I myself was never Roman Catholic, and neither was my family. I had always been a bit uneasy with Roman Catholicism but didn’t have any understanding of the Church’s heretical doctrines. That came later. But with all the media lauding John Paul II, it was easy to get pulled into the notion that he was, in some way, a representative of Christianity.
And who was this Sinead O’Connor anyway? Some lefty commie type? Who does she think she is coming on live national television and tearing up a picture of a Christian, anti-communist hero?
Now you may be asking why I’m bringing up a story about what a singer did on a Saturday Night Live program over 30 years ago. The answer lies in the news reports last week telling of Sinead O’Connor’s death at the age of 56.
What I didn’t know in 1992 and didn’t find out until reading a New York Times article reporting on her death was that O’Connor’s motivation for denouncing the pope and tearing up his picture was not some leftist political cause but represented her protest against the abuse she had suffered at the hands of the Roman Catholic Church while growing up in Ireland. According to the New York Times piece “Sinead O’Connor condemned Church Abuse Early. America Didn’t Listen.” O’Connor was sent to An Grianán Training Centre in Dublin at the age of 14. The article describes An Grianán as a “rehabilitation center” run by the Order of Our Lady of Charity and notes that was a former Magdalene Laundry, “a facility where a ‘fallen woman’ might spend her entire life washing the dirty laundry of the surrounding community.”
The article notes that O’Connor spent 2 years at this facility and witnessed any number of horrors. Remember, we’re not talking about something that took place in the 19th century. We’re talking about the 1980s here. O’Connor recalls speaking to older women at the facility “who were there because they ‘had their babies taken off them, or because they were sexually abused and complained and nobody believed them.”
These “rehabilitation centers” were a sort of informal prison system run by Rome. According to the Times piece,
In the Ireland of Ms. (sic) O’Connor’s youth, politics were dominated by the Catholic Church. For decades, priests at the parish level saw part of their role as protecting the community from sexual promiscuity, homosexuality and unwed mothers and their children.
To do so, they used an unwritten, extralegal power to send women accused of such sins to reform schools, workhouses and other facilities run by Catholic orders.
According to one person interviewed in the article, “you could vanish” into this system. O’Connor recalls begin sent as punishment to spend the night in An Grianán’s infirmary wing, which O’Connor called “a secret hospice.”
“There was no staff,” she recalled in a 2021 interview. “These ladies were calling out all night, ‘Nurse! Nurse!,’ and there was nobody to come.”
Ms. (sic) O’Connor described nights there as horrifying and panic-inducing, but also said she had come to feel “terribly, terribly lucky that god put me” in An Grianán “because otherwise those women, we would never have heard of them.”
The system of abuse had been normalized, spoken of only in hushed tones, in Ireland for decades, Ms. (sic) O’Connor said. “But I met them at their dying moment and saw them every day, the way they were treated.”

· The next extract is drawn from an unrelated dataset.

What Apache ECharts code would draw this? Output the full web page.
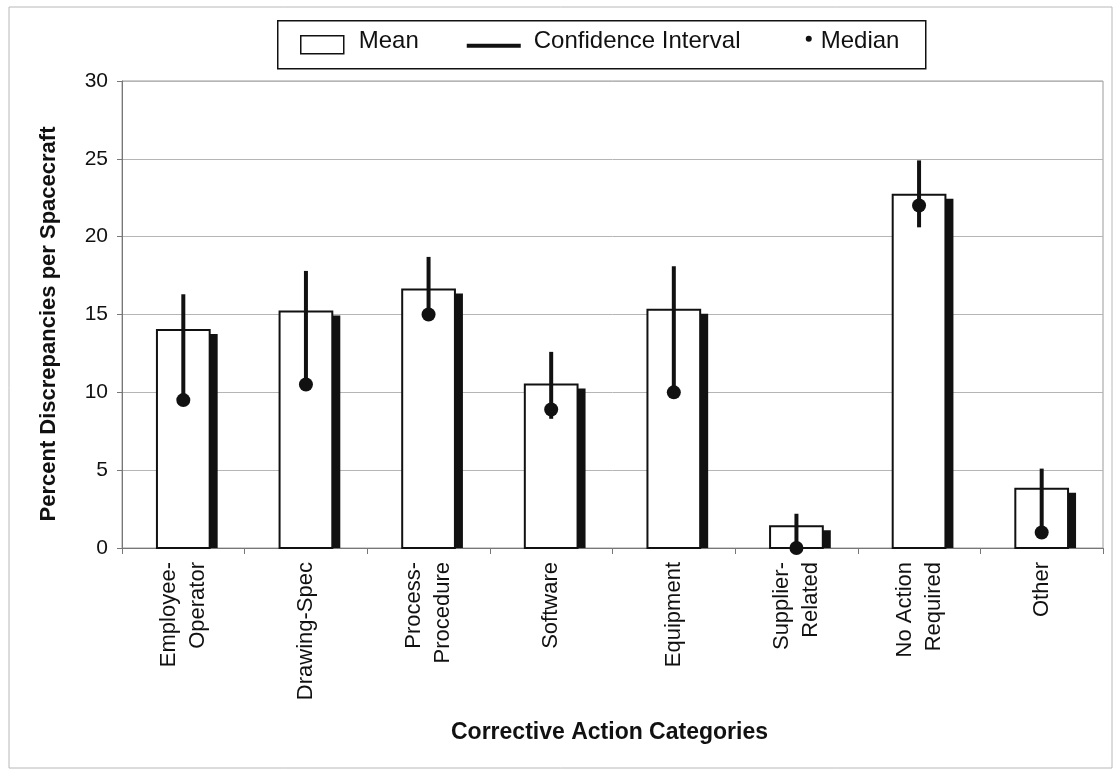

Some Roman Catholics have called O’Connor’s action on Saturday Night Live “brave and prophetic” in that hers was an early protest against sexual abuse in the Roman Catholic Church a full decade before the scandal first broke in the United States in 2002.
In another article, O’Connor is quoted commenting on the religious oppression she grew up under in Ireland.
I grew up in a very different Ireland to the one that exists now. And it was a very oppressed country, religiously speaking, and everybody was miserable. Nobody was getting any joy in God.
How Sinead O’Connor found peace in Islam after a lifelong struggle with religion, NPR, July 29, 2023
I must admit, as an American and never having been a Roman Catholic, I have a hard time imagining the kind of oppression O’Connor speaks of. I know it only from the outside. But I’ve heard enough Roman Catholics speak this way that I have no doubt what she said was true. How could anyone get any joy out of God under Rome’s system of oppressive priestcraft where there is no gospel and no hope?
I wish there were a happy ending to this story, but such appears not to be the case. O’Connor announced in 2018 that she was “reverting to Islam” and changed her name to Shuhada Sadaqat. As far as I can tell, there is no evidence that O’Connor ever turned in faith to Jesus Christ, the only one who could have forgiven her sins and healed her of the damage that was inflicted on her by Rome.
May the Lord have mercy on the many who have suffered abuse at the hands of Rome and bring them to saving faith in Christ, who alone is the righteousness of his people.